The texts are selected for their ecopoetic themes, focussing on how literature represents the natural world and our relationship with it. We explore literature that puts Nature (with a capital N) at the forefront and gives her agency and voice. We trace parallels between European Romanticism and Indigenous knowledge systems, particularly their shared sense of nature as a wise teacher. 

We are all too aware that we are now living in the Anthropocene: the first time in world history where a single species (anthropos/ the human) has irreversabily and catastrophically altered the climate and geology of the planet, leading to "mass extinctions and onrushing natural disasters" (Donna Haraway).

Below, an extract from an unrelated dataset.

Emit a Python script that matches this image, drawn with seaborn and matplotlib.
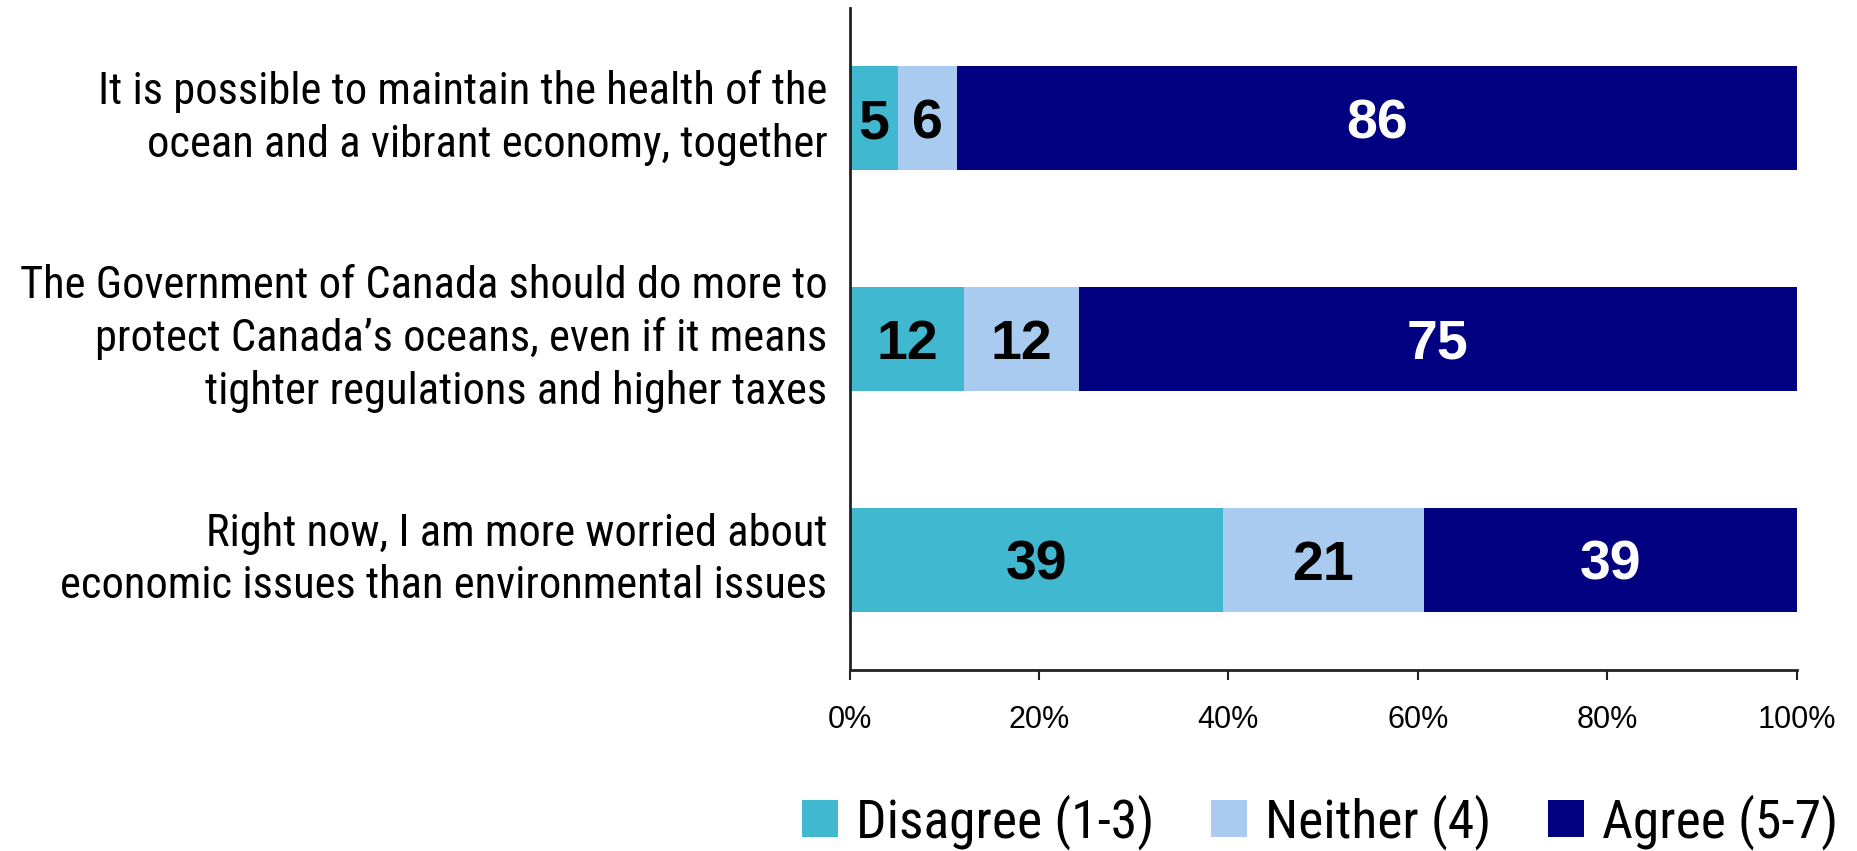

We thus turn to poetry and novels that question the role of humans in the devastation of the Earth. And, more importantly, show us how to rekindle our relationship with her.

You will become an ecocritic in this module and learn to read with Green-focals. The eco in ecocriticism refers to ecology, which is concerned with the reciprocal relationship between all species in an environment. Ecology does not see the human as separate to, or above, nature but entangled in a system of mutual dependency. How we treat nature has everything to do with the stories we are told about her. How writers and poets describe Nature and our relationship with her matters. What stories shape our relationship with Nature? Are they stories of dominion over nature, or other stories that speak of kinship with Nature, marveling at her powers?